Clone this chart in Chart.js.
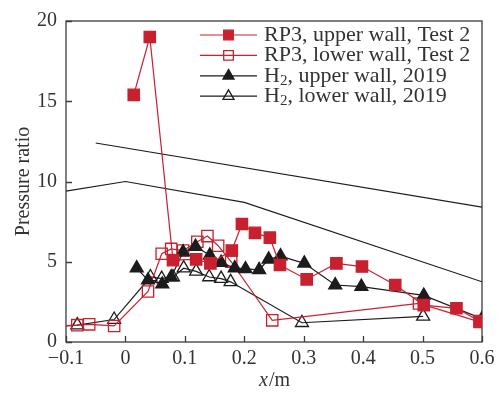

* * *

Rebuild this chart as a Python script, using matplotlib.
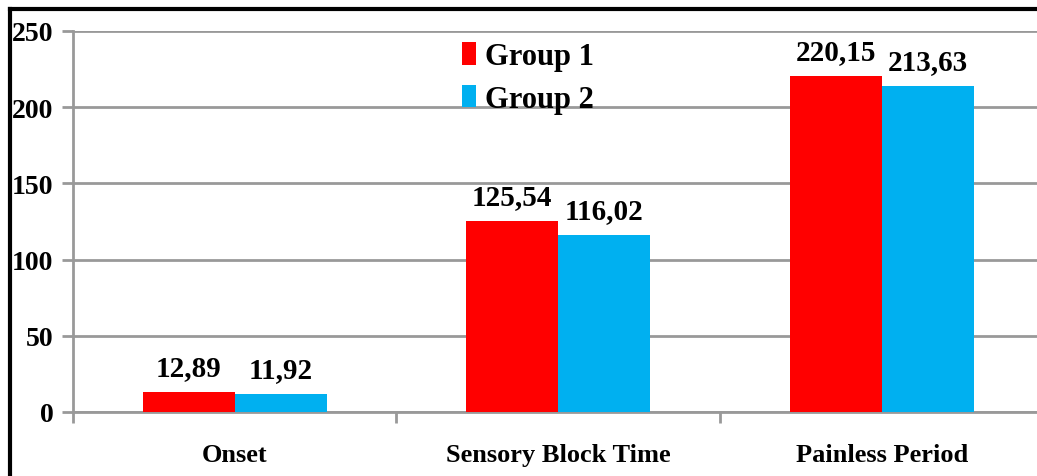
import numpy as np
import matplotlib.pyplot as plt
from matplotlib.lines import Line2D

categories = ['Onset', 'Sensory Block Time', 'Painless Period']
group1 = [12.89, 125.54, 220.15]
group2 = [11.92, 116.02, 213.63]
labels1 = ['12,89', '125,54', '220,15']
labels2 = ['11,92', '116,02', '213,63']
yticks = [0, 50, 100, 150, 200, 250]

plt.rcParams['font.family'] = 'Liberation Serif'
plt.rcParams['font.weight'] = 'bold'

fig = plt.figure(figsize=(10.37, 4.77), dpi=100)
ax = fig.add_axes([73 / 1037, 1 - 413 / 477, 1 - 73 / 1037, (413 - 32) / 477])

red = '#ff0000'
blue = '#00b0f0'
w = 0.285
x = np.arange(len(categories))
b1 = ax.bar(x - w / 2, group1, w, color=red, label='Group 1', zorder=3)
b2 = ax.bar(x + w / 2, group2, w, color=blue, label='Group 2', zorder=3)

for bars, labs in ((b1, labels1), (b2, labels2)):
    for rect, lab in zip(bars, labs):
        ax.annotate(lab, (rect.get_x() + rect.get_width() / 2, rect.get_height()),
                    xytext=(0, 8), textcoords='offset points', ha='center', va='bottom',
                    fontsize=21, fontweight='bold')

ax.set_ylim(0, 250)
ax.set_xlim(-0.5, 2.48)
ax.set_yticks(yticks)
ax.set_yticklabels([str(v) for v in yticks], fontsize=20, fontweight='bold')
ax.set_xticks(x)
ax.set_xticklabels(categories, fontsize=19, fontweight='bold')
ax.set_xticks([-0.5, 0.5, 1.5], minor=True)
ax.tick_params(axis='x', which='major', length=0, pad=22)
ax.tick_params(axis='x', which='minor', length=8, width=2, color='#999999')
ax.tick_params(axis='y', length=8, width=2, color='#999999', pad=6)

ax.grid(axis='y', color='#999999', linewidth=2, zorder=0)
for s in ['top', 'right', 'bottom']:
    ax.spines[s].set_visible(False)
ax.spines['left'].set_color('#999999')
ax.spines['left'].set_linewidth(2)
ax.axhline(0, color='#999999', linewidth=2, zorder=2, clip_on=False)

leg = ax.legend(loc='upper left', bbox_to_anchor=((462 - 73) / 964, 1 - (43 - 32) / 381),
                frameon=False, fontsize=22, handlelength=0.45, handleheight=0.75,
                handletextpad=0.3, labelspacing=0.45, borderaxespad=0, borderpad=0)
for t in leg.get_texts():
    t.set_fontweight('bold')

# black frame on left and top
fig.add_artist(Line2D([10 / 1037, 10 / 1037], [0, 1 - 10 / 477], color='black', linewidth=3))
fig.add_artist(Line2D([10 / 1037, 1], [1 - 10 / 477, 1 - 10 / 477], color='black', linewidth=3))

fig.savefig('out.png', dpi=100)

* * *

*WHAT IS BEING ASKED:*
Make an exact copy of the lines from the one with "Rebuild this chart" through the one with "t.set_fontweight('bold')", both ends in, and nothing else. Drop every picture.

*TASK RESULT:*
Rebuild this chart as a Python script, using matplotlib.
import numpy as np
import matplotlib.pyplot as plt
from matplotlib.lines import Line2D

categories = ['Onset', 'Sensory Block Time', 'Painless Period']
group1 = [12.89, 125.54, 220.15]
group2 = [11.92, 116.02, 213.63]
labels1 = ['12,89', '125,54', '220,15']
labels2 = ['11,92', '116,02', '213,63']
yticks = [0, 50, 100, 150, 200, 250]

plt.rcParams['font.family'] = 'Liberation Serif'
plt.rcParams['font.weight'] = 'bold'

fig = plt.figure(figsize=(10.37, 4.77), dpi=100)
ax = fig.add_axes([73 / 1037, 1 - 413 / 477, 1 - 73 / 1037, (413 - 32) / 477])

red = '#ff0000'
blue = '#00b0f0'
w = 0.285
x = np.arange(len(categories))
b1 = ax.bar(x - w / 2, group1, w, color=red, label='Group 1', zorder=3)
b2 = ax.bar(x + w / 2, group2, w, color=blue, label='Group 2', zorder=3)

for bars, labs in ((b1, labels1), (b2, labels2)):
    for rect, lab in zip(bars, labs):
        ax.annotate(lab, (rect.get_x() + rect.get_width() / 2, rect.get_height()),
                    xytext=(0, 8), textcoords='offset points', ha='center', va='bottom',
                    fontsize=21, fontweight='bold')

ax.set_ylim(0, 250)
ax.set_xlim(-0.5, 2.48)
ax.set_yticks(yticks)
ax.set_yticklabels([str(v) for v in yticks], fontsize=20, fontweight='bold')
ax.set_xticks(x)
ax.set_xticklabels(categories, fontsize=19, fontweight='bold')
ax.set_xticks([-0.5, 0.5, 1.5], minor=True)
ax.tick_params(axis='x', which='major', length=0, pad=22)
ax.tick_params(axis='x', which='minor', length=8, width=2, color='#999999')
ax.tick_params(axis='y', length=8, width=2, color='#999999', pad=6)

ax.grid(axis='y', color='#999999', linewidth=2, zorder=0)
for s in ['top', 'right', 'bottom']:
    ax.spines[s].set_visible(False)
ax.spines['left'].set_color('#999999')
ax.spines['left'].set_linewidth(2)
ax.axhline(0, color='#999999', linewidth=2, zorder=2, clip_on=False)

leg = ax.legend(loc='upper left', bbox_to_anchor=((462 - 73) / 964, 1 - (43 - 32) / 381),
                frameon=False, fontsize=22, handlelength=0.45, handleheight=0.75,
                handletextpad=0.3, labelspacing=0.45, borderaxespad=0, borderpad=0)
for t in leg.get_texts():
    t.set_fontweight('bold')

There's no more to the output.